5. The manufacturing method of a semiconductor integrated circuit device according to claim 1 , wherein a pitch between said main light transferring patterns adjacent to each other along an axis extending in a first direction is longer than a pitch between said main light transferring patterns adjacent to each other along an axis extending in a second direction vertically intersecting relative to said first direction passing through a center of each of said main light transferring patterns.

6. The manufacturing method of a semiconductor integrated circuit device according to claim 5 , wherein said pitch between said main light transferring patterns adjacent to each other along the axis extending in said second direction is a closest pitch, and said closest pitch is within a range of 0.66/(λ/NA) to 0.9/(λ/NA) converted to a dimension of said semiconductor substrate, where a wavelength of exposure light used in said exposure treatment is λ and the numerical aperture of an optical lens of an exposure apparatus is NA.

7. The manufacturing method of a semiconductor integrated circuit device according to claim 1 , further comprising a step of performing said exposure treatment by using a photomask forming said first and second mask patterns on the same mask substrate.

8. The manufacturing method of a semiconductor integrated circuit device according to claim 7 , wherein both exposure treatment using said first mask pattern and exposure treatment using said second mask pattern are used as scanning exposure treatment.

9. The manufacturing method of a semiconductor integrated circuit device according to claim 1 , wherein a condition of the exposure treatment using said first mask pattern is the same as a condition of the exposure treatment using said second mask pattern.

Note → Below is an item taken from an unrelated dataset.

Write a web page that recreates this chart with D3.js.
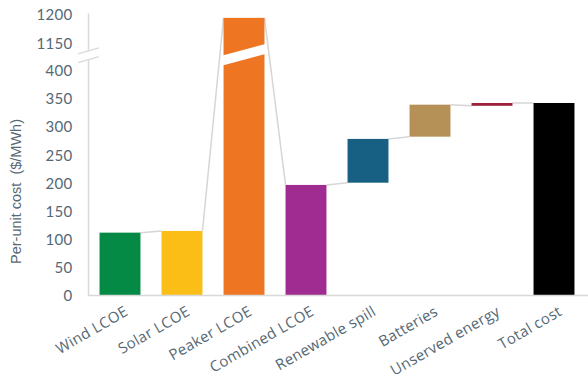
<!DOCTYPE html>
<html>
<head>
<meta charset="utf-8">
<script src="https://cdn.jsdelivr.net/npm/d3@7"></script>
<style>
  html, body { margin: 0; padding: 0; background: #fff; }
  svg { display: block; }
</style>
</head>
<body>
<svg id="chart" width="588" height="387"></svg>
<script>
// Cost stack, $/MWh
const categories = ["Wind LCOE", "Solar LCOE", "Peaker LCOE", "Combined LCOE",
                    "Renewable spill", "Batteries", "Unserved energy", "Total cost"];
const barBase = [0, 0, 0, 0, 201, 283, 338, 0];
const barTop  = [112, 115, 1195, 197, 279, 340, 343, 343];
const barColors = ["#058a45", "#fbbe17", "#ee7623", "#a02b91",
                   "#176084", "#b69157", "#9c2139", "#000000"];
const tickValues = [0, 50, 100, 150, 200, 250, 300, 350, 400, 1150, 1200];
const yLabel = "Per-unit cost  ($/MWh)";

const svg = d3.select("#chart");
const textColor = "#566875";
const gridGray = "#d9d9d9";

const x = d3.scaleBand()
  .domain(categories)
  .range([89, 585])
  .paddingInner(0.34)
  .paddingOuter(0.17);

// broken axis: 400 → 1150 is squeezed into one tick step
const y = d3.scaleLinear()
  .domain([0, 400, 1150, 1200])
  .range([295.5, 71, 43.5, 15]);

const axisX = 88.5;
const breakY = (y(400) + y(1150)) / 2 - 2;

const data = categories.map((c, i) => ({
  name: c, base: barBase[i], top: barTop[i], color: barColors[i]
}));

// connectors between consecutive bars
const links = d3.pairs(data).map(([a, b]) => ({
  x1: x(a.name) + x.bandwidth(), y1: y(a.top),
  x2: x(b.name), y2: y(b.base > 0 ? b.base : b.top)
}));
svg.append("g").selectAll("line").data(links).join("line")
  .attr("x1", d => d.x1).attr("y1", d => d.y1)
  .attr("x2", d => d.x2).attr("y2", d => d.y2)
  .attr("stroke", "#d6d6d6").attr("stroke-width", 1.5);

// bars
svg.append("g").selectAll("rect").data(data).join("rect")
  .attr("x", d => x(d.name))
  .attr("width", x.bandwidth())
  .attr("y", d => y(d.top))
  .attr("height", d => y(d.base) - y(d.top))
  .attr("fill", d => d.color);

// white slanted gap through bars crossing the break
data.filter(d => d.top > 400).forEach(d => {
  const x0 = x(d.name) - 1, x1 = x(d.name) + x.bandwidth() + 1;
  const cx = (x0 + x1) / 2, slope = -0.27, half = 5;
  const yc = breakY - 0.5;
  const ya = yc - slope * (cx - x0), yb = yc + slope * (x1 - cx);
  svg.append("polygon")
    .attr("points", [[x0, ya - half], [x1, yb - half], [x1, yb + half], [x0, ya + half]].join(" "))
    .attr("fill", "#fff");
});

// y axis line in two pieces
const gapHalf = 4.3;
svg.append("line").attr("x1", axisX).attr("x2", axisX)
  .attr("y1", 13.5).attr("y2", breakY - gapHalf)
  .attr("stroke", gridGray).attr("stroke-width", 1.5);
svg.append("line").attr("x1", axisX).attr("x2", axisX)
  .attr("y1", breakY + gapHalf).attr("y2", 296)
  .attr("stroke", gridGray).attr("stroke-width", 1.5);
// break marks
[-gapHalf, gapHalf].forEach(off => {
  svg.append("line")
    .attr("x1", axisX - 10.5).attr("y1", breakY + off + 3)
    .attr("x2", axisX + 10.5).attr("y2", breakY + off - 3)
    .attr("stroke", gridGray).attr("stroke-width", 1.3);
});

// x baseline
svg.append("line").attr("x1", axisX).attr("x2", 588)
  .attr("y1", 295.5).attr("y2", 295.5)
  .attr("stroke", gridGray).attr("stroke-width", 1.5);

// y ticks
const gy = svg.append("g")
  .attr("transform", `translate(${axisX},0)`)
  .call(d3.axisLeft(y).tickValues(tickValues).tickSize(0).tickPadding(16).tickFormat(d3.format("d")));
gy.select(".domain").remove();
gy.selectAll("text")
  .attr("fill", textColor)
  .style("font-family", "Lato, 'Open Sans', sans-serif")
  .style("font-size", "15px")
  .style("letter-spacing", "0.3px");

// x ticks
const gx = svg.append("g")
  .attr("transform", "translate(0,295.5)")
  .call(d3.axisBottom(x).tickSize(0));
gx.select(".domain").remove();
gx.selectAll("text")
  .attr("fill", textColor)
  .style("font-family", "'Open Sans', sans-serif")
  .style("font-size", "15px")
  .style("letter-spacing", "0.3px")
  .attr("text-anchor", "end")
  .attr("dy", 0)
  .attr("y", 0)
  .attr("transform", "translate(9,19) rotate(-30)");

// y label
svg.append("text")
  .attr("transform", "translate(21,191.5) rotate(-90)")
  .attr("text-anchor", "middle")
  .attr("fill", textColor)
  .style("font-family", "'Liberation Sans', Arial, sans-serif")
  .style("font-size", "14.5px")
  .style("white-space", "pre")
  .text(yLabel);
</script>
</body>
</html>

10. The manufacturing method of a semiconductor integrated circuit device according to claim 1 , wherein said step (b) performs exposure treatment by using a first photomask on which said first mask pattern is formed, and wherein said step (c) performs exposure treatment by using a second photomask which is different from said first photomask and on which said second mask pattern is formed.

11. The manufacturing method of a semiconductor integrated circuit device according to claim 10 , wherein both exposure treatment using said first mask pattern and exposure treatment using said second mask pattern are used as scanning exposure treatment.